=== Provided material ===
>> begin
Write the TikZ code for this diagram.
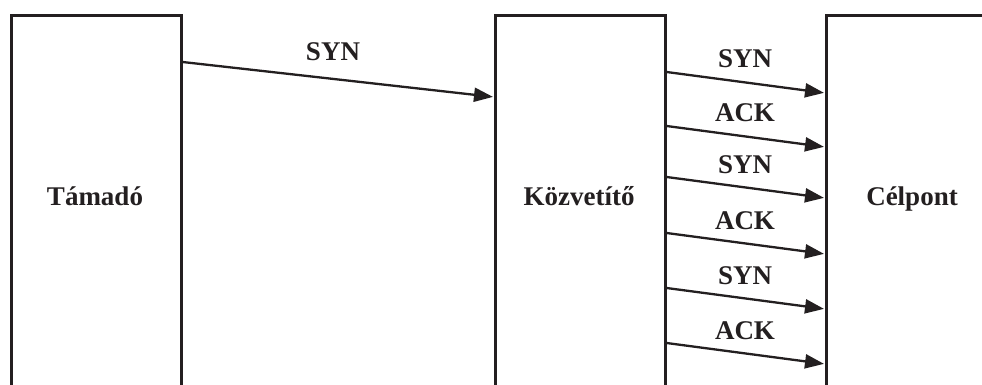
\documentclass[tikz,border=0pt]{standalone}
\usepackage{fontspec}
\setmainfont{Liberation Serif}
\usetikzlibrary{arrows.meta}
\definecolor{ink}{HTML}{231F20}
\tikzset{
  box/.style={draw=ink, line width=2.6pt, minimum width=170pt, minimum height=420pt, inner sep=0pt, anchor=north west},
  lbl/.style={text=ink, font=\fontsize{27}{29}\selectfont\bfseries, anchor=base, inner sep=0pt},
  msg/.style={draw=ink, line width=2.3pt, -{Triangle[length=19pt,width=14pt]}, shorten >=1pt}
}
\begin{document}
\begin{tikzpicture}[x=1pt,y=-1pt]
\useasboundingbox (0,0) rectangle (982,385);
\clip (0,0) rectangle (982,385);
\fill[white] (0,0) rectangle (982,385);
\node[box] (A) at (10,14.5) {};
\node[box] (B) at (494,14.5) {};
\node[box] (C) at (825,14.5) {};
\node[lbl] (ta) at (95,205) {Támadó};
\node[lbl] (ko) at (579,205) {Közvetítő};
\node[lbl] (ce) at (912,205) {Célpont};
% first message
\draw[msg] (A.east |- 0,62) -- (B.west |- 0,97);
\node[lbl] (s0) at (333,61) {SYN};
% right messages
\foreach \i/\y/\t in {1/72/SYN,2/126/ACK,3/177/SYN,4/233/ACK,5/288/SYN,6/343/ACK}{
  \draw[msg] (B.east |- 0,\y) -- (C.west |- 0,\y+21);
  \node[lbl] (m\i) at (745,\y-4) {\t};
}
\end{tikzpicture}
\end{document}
>> end
=== What you should do ===
Transcribe the whole listing exactly. Pictures stay out of your copy.

=== The reply ===
Write the TikZ code for this diagram.
\documentclass[tikz,border=0pt]{standalone}
\usepackage{fontspec}
\setmainfont{Liberation Serif}
\usetikzlibrary{arrows.meta}
\definecolor{ink}{HTML}{231F20}
\tikzset{
  box/.style={draw=ink, line width=2.6pt, minimum width=170pt, minimum height=420pt, inner sep=0pt, anchor=north west},
  lbl/.style={text=ink, font=\fontsize{27}{29}\selectfont\bfseries, anchor=base, inner sep=0pt},
  msg/.style={draw=ink, line width=2.3pt, -{Triangle[length=19pt,width=14pt]}, shorten >=1pt}
}
\begin{document}
\begin{tikzpicture}[x=1pt,y=-1pt]
\useasboundingbox (0,0) rectangle (982,385);
\clip (0,0) rectangle (982,385);
\fill[white] (0,0) rectangle (982,385);
\node[box] (A) at (10,14.5) {};
\node[box] (B) at (494,14.5) {};
\node[box] (C) at (825,14.5) {};
\node[lbl] (ta) at (95,205) {Támadó};
\node[lbl] (ko) at (579,205) {Közvetítő};
\node[lbl] (ce) at (912,205) {Célpont};
% first message
\draw[msg] (A.east |- 0,62) -- (B.west |- 0,97);
\node[lbl] (s0) at (333,61) {SYN};
% right messages
\foreach \i/\y/\t in {1/72/SYN,2/126/ACK,3/177/SYN,4/233/ACK,5/288/SYN,6/343/ACK}{
  \draw[msg] (B.east |- 0,\y) -- (C.west |- 0,\y+21);
  \node[lbl] (m\i) at (745,\y-4) {\t};
}
\end{tikzpicture}
\end{document}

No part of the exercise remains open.